Set problem =>
Copy out each line exactly; pictures stay out of the copy.

Source material =>
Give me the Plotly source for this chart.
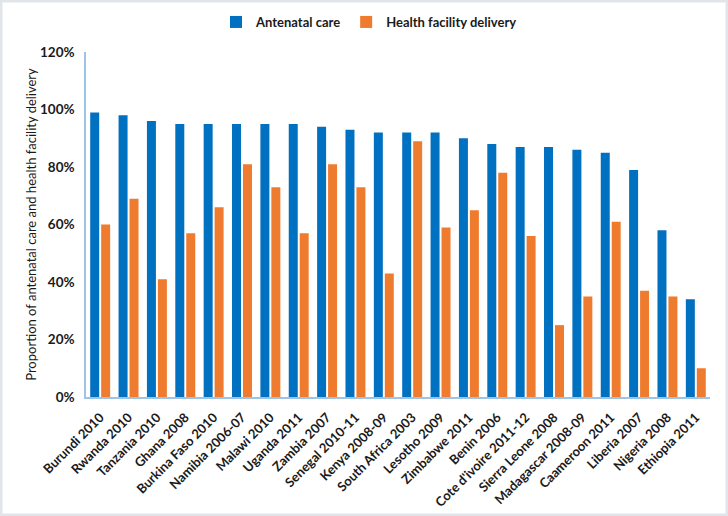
import plotly.graph_objects as go

categories = ["Burundi 2010", "Rwanda 2010", "Tanzania 2010", "Ghana 2008",
              "Burkina Faso 2010", "Namibia 2006-07", "Malawi 2010", "Uganda 2011",
              "Zambia 2007", "Senegal 2010-11", "Kenya 2008-09", "South Africa 2003",
              "Lesotho 2009", "Zimbabwe 2011", "Benin 2006", "Cote d'ivoire 2011-12",
              "Sierra Leone 2008", "Madagascar 2008-09", "Caameroon 2011", "Liberia 2007",
              "Nigeria 2008", "Ethiopia 2011"]
antenatal = [99, 98, 96, 95, 95, 95, 95, 95, 94, 93, 92, 92, 92, 90, 88, 87, 87, 86, 85, 79, 58, 34]
facility = [60, 69, 41, 57, 66, 81, 73, 57, 81, 73, 43, 89, 59, 65, 78, 56, 25, 35, 61, 37, 35, 10]
y_ticks = [0, 20, 40, 60, 80, 100, 120]
y_labels = ["0%", "20%", "40%", "60%", "80%", "100%", "120%"]

FONT = "Lato"
W, H = 728, 516
ML, MR, MT, MB = 86, 18, 52, 119
PW, PH = W - ML - MR, H - MT - MB

fig = go.Figure()
fig.add_trace(go.Bar(x=categories, y=antenatal, name="Antenatal care",
                     marker=dict(color="#0070C0", line=dict(width=0))))
fig.add_trace(go.Bar(x=categories, y=facility, name="Health facility delivery",
                     marker=dict(color="#EF7B2F", line=dict(width=0))))

fig.update_layout(
    width=W, height=H,
    margin=dict(l=ML, r=MR, t=MT, b=MB, autoexpand=False),
    paper_bgcolor="white", plot_bgcolor="white",
    barmode="group", bargap=0.227, bargroupgap=0.18,
    font=dict(family=FONT, size=12, color="#1a1a1a", weight="bold"),
    legend=dict(orientation="h", x=0.4535, xanchor="center", y=1 + 30 / PH, yanchor="middle",
                font=dict(family=FONT, size=13, color="#1a1a1a", weight="bold"),
                itemwidth=30, traceorder="normal"),
    xaxis=dict(tickangle=-45, showline=True, linecolor="#9DC3E6", linewidth=1.5,
               ticks="", showgrid=False, ticklabelstandoff=6,
               tickfont=dict(family=FONT, size=13, weight="bold")),
    yaxis=dict(range=[0, 120], tickvals=y_ticks, ticktext=y_labels, showline=True,
               linecolor="#9DC3E6", linewidth=1.5, showgrid=False, zeroline=False,
               ticks="", ticklen=0, ticklabelstandoff=7,
               tickfont=dict(family=FONT, size=13.5, weight="bold"),
               title=dict(text="Proportion of antenatal care and health facility delivery",
                          font=dict(family=FONT, size=13, weight="normal"), standoff=0)),
    shapes=[dict(type="rect", xref="paper", yref="paper",
                 x0=-ML / PW, x1=1 + MR / PW, y0=-MB / PH, y1=1 + MT / PH,
                 line=dict(color="#E1E5EA", width=5), fillcolor="rgba(0,0,0,0)", layer="below")],
)

fig.write_html("out.html", config={"displayModeBar": False},
               post_script="document.body.style.margin='0';")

Correct output =>
Give me the Plotly source for this chart.
import plotly.graph_objects as go

categories = ["Burundi 2010", "Rwanda 2010", "Tanzania 2010", "Ghana 2008",
              "Burkina Faso 2010", "Namibia 2006-07", "Malawi 2010", "Uganda 2011",
              "Zambia 2007", "Senegal 2010-11", "Kenya 2008-09", "South Africa 2003",
              "Lesotho 2009", "Zimbabwe 2011", "Benin 2006", "Cote d'ivoire 2011-12",
              "Sierra Leone 2008", "Madagascar 2008-09", "Caameroon 2011", "Liberia 2007",
              "Nigeria 2008", "Ethiopia 2011"]
antenatal = [99, 98, 96, 95, 95, 95, 95, 95, 94, 93, 92, 92, 92, 90, 88, 87, 87, 86, 85, 79, 58, 34]
facility = [60, 69, 41, 57, 66, 81, 73, 57, 81, 73, 43, 89, 59, 65, 78, 56, 25, 35, 61, 37, 35, 10]
y_ticks = [0, 20, 40, 60, 80, 100, 120]
y_labels = ["0%", "20%", "40%", "60%", "80%", "100%", "120%"]

FONT = "Lato"
W, H = 728, 516
ML, MR, MT, MB = 86, 18, 52, 119
PW, PH = W - ML - MR, H - MT - MB

fig = go.Figure()
fig.add_trace(go.Bar(x=categories, y=antenatal, name="Antenatal care",
                     marker=dict(color="#0070C0", line=dict(width=0))))
fig.add_trace(go.Bar(x=categories, y=facility, name="Health facility delivery",
                     marker=dict(color="#EF7B2F", line=dict(width=0))))

fig.update_layout(
    width=W, height=H,
    margin=dict(l=ML, r=MR, t=MT, b=MB, autoexpand=False),
    paper_bgcolor="white", plot_bgcolor="white",
    barmode="group", bargap=0.227, bargroupgap=0.18,
    font=dict(family=FONT, size=12, color="#1a1a1a", weight="bold"),
    legend=dict(orientation="h", x=0.4535, xanchor="center", y=1 + 30 / PH, yanchor="middle",
                font=dict(family=FONT, size=13, color="#1a1a1a", weight="bold"),
                itemwidth=30, traceorder="normal"),
    xaxis=dict(tickangle=-45, showline=True, linecolor="#9DC3E6", linewidth=1.5,
               ticks="", showgrid=False, ticklabelstandoff=6,
               tickfont=dict(family=FONT, size=13, weight="bold")),
    yaxis=dict(range=[0, 120], tickvals=y_ticks, ticktext=y_labels, showline=True,
               linecolor="#9DC3E6", linewidth=1.5, showgrid=False, zeroline=False,
               ticks="", ticklen=0, ticklabelstandoff=7,
               tickfont=dict(family=FONT, size=13.5, weight="bold"),
               title=dict(text="Proportion of antenatal care and health facility delivery",
                          font=dict(family=FONT, size=13, weight="normal"), standoff=0)),
    shapes=[dict(type="rect", xref="paper", yref="paper",
                 x0=-ML / PW, x1=1 + MR / PW, y0=-MB / PH, y1=1 + MT / PH,
                 line=dict(color="#E1E5EA", width=5), fillcolor="rgba(0,0,0,0)", layer="below")],
)

fig.write_html("out.html", config={"displayModeBar": False},
               post_script="document.body.style.margin='0';")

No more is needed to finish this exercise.